▸ Listed records:
#####
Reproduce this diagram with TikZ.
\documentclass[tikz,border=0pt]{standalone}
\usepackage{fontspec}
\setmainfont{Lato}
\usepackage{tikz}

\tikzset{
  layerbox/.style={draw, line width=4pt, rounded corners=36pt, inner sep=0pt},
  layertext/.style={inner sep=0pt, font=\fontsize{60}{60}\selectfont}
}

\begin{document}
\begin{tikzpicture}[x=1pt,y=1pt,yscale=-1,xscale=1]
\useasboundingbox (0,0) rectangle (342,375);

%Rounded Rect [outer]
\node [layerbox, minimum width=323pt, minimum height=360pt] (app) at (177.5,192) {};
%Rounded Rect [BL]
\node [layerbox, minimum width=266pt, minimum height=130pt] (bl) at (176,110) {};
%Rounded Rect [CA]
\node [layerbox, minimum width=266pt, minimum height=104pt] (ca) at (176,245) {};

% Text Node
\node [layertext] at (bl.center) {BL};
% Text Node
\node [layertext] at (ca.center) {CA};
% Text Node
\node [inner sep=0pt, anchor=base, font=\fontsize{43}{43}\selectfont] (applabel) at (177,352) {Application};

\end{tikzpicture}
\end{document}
#####
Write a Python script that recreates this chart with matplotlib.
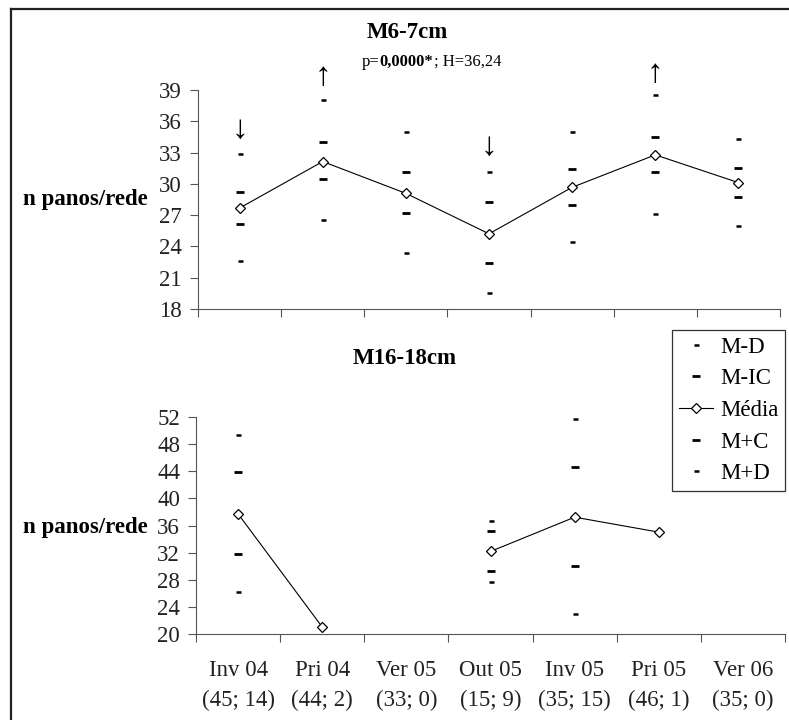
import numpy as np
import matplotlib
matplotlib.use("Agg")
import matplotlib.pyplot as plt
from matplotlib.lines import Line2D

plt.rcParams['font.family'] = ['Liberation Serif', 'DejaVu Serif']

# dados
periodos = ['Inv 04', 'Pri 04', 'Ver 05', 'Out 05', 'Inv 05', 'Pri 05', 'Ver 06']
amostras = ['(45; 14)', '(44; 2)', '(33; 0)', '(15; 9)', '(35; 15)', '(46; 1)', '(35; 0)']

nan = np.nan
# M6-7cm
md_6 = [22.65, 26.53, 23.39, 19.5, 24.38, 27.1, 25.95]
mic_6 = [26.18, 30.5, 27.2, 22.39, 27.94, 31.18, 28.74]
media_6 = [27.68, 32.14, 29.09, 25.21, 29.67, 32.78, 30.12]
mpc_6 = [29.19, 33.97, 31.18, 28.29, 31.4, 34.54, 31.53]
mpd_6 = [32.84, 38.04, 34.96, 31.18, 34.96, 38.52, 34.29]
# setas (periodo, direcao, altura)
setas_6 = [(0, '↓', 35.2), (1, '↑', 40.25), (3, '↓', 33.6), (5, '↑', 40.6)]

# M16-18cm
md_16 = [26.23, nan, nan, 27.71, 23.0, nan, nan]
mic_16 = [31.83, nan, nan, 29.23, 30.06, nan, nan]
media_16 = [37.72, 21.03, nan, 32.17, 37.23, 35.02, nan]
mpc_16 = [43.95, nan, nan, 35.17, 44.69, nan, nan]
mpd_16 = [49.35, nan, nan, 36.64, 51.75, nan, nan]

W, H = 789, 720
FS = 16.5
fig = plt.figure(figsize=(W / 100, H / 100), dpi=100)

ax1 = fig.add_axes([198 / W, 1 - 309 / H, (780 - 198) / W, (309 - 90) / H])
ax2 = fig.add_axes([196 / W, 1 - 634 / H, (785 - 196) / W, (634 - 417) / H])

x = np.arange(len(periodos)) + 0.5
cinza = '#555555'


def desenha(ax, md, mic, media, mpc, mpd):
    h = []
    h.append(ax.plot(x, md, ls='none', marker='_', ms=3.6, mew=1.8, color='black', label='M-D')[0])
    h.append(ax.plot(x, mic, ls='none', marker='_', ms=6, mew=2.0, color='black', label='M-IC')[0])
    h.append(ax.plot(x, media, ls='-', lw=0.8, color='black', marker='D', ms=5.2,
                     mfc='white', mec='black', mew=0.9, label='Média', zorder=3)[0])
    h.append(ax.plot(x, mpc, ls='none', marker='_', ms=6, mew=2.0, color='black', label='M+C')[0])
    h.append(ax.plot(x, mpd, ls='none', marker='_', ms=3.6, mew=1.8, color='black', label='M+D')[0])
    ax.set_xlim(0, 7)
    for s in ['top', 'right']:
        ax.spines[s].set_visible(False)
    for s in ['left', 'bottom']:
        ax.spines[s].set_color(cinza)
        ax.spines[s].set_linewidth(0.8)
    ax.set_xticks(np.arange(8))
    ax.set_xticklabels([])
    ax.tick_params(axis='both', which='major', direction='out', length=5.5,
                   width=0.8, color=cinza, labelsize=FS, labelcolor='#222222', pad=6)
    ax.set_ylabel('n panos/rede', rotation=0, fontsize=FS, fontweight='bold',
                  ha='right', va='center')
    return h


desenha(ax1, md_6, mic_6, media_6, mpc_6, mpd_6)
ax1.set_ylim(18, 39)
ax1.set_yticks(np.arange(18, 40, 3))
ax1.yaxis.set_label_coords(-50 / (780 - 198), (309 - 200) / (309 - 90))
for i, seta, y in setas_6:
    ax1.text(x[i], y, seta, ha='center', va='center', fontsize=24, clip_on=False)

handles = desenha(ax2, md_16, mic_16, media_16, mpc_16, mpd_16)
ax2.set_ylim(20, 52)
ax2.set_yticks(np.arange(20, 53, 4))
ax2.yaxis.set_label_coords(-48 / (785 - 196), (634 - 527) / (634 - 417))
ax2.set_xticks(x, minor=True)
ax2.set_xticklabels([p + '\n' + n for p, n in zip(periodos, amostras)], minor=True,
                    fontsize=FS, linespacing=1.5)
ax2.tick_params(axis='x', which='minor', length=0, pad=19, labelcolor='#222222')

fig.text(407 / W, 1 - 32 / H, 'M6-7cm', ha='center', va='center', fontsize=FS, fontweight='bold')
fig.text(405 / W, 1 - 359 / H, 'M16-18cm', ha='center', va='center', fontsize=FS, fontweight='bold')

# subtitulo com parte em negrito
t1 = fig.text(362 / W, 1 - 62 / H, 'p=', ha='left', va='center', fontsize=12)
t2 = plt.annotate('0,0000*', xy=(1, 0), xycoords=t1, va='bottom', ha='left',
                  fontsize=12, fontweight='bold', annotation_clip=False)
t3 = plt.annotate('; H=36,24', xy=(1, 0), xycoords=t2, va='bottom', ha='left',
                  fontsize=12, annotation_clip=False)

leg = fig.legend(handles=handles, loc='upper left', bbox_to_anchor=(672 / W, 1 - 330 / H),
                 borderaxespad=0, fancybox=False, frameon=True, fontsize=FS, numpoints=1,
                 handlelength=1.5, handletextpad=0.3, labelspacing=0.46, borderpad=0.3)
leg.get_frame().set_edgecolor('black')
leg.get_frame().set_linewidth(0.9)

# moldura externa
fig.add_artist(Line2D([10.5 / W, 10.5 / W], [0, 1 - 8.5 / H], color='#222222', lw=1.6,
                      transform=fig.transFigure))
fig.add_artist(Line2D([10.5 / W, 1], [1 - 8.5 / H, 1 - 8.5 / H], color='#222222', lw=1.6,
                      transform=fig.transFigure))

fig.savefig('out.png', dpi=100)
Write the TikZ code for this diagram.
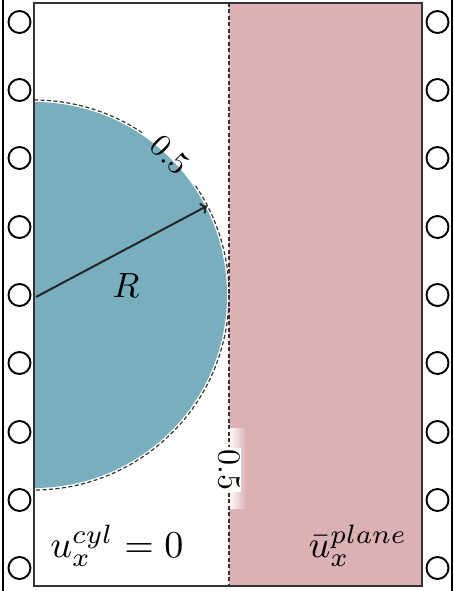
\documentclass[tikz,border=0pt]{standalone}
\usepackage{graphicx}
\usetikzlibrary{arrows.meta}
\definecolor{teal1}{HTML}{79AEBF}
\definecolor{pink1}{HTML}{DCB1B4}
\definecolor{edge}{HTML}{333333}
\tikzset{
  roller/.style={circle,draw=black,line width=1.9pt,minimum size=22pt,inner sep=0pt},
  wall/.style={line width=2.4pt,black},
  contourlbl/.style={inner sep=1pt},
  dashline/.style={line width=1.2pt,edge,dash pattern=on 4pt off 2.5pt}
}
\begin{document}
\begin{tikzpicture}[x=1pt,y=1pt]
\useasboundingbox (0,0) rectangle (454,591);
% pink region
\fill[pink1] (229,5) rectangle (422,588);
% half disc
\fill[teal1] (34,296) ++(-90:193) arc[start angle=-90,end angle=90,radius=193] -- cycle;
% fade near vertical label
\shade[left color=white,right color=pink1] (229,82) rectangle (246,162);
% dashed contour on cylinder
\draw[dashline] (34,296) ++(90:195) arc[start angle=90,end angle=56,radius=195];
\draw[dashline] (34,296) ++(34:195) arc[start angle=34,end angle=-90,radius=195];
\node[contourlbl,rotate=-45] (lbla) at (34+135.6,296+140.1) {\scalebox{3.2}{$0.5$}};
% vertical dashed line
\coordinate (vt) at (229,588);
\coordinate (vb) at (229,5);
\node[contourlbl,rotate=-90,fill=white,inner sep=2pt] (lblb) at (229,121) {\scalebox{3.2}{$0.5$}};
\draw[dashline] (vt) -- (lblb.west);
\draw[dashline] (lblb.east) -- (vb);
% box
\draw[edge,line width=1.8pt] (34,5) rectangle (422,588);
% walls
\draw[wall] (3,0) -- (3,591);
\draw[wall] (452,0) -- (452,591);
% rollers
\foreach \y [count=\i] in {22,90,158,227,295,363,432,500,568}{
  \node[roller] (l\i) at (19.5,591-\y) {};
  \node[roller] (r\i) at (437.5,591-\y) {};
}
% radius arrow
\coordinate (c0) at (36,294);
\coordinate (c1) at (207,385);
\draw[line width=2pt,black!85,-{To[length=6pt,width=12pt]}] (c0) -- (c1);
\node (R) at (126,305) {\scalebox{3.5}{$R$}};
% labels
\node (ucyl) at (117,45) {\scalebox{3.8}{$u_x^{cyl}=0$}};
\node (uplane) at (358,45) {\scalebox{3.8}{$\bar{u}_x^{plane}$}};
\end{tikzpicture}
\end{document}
#####
▸ Your objective: Reproduce exactly the run of lines beginning with the one that contains "Write a Python" and ending with the one that contains "cinza = '#555555'". Do not include pictures.

▸ Complete response:
Write a Python script that recreates this chart with matplotlib.
import numpy as np
import matplotlib
matplotlib.use("Agg")
import matplotlib.pyplot as plt
from matplotlib.lines import Line2D

plt.rcParams['font.family'] = ['Liberation Serif', 'DejaVu Serif']

# dados
periodos = ['Inv 04', 'Pri 04', 'Ver 05', 'Out 05', 'Inv 05', 'Pri 05', 'Ver 06']
amostras = ['(45; 14)', '(44; 2)', '(33; 0)', '(15; 9)', '(35; 15)', '(46; 1)', '(35; 0)']

nan = np.nan
# M6-7cm
md_6 = [22.65, 26.53, 23.39, 19.5, 24.38, 27.1, 25.95]
mic_6 = [26.18, 30.5, 27.2, 22.39, 27.94, 31.18, 28.74]
media_6 = [27.68, 32.14, 29.09, 25.21, 29.67, 32.78, 30.12]
mpc_6 = [29.19, 33.97, 31.18, 28.29, 31.4, 34.54, 31.53]
mpd_6 = [32.84, 38.04, 34.96, 31.18, 34.96, 38.52, 34.29]
# setas (periodo, direcao, altura)
setas_6 = [(0, '↓', 35.2), (1, '↑', 40.25), (3, '↓', 33.6), (5, '↑', 40.6)]

# M16-18cm
md_16 = [26.23, nan, nan, 27.71, 23.0, nan, nan]
mic_16 = [31.83, nan, nan, 29.23, 30.06, nan, nan]
media_16 = [37.72, 21.03, nan, 32.17, 37.23, 35.02, nan]
mpc_16 = [43.95, nan, nan, 35.17, 44.69, nan, nan]
mpd_16 = [49.35, nan, nan, 36.64, 51.75, nan, nan]

W, H = 789, 720
FS = 16.5
fig = plt.figure(figsize=(W / 100, H / 100), dpi=100)

ax1 = fig.add_axes([198 / W, 1 - 309 / H, (780 - 198) / W, (309 - 90) / H])
ax2 = fig.add_axes([196 / W, 1 - 634 / H, (785 - 196) / W, (634 - 417) / H])

x = np.arange(len(periodos)) + 0.5
cinza = '#555555'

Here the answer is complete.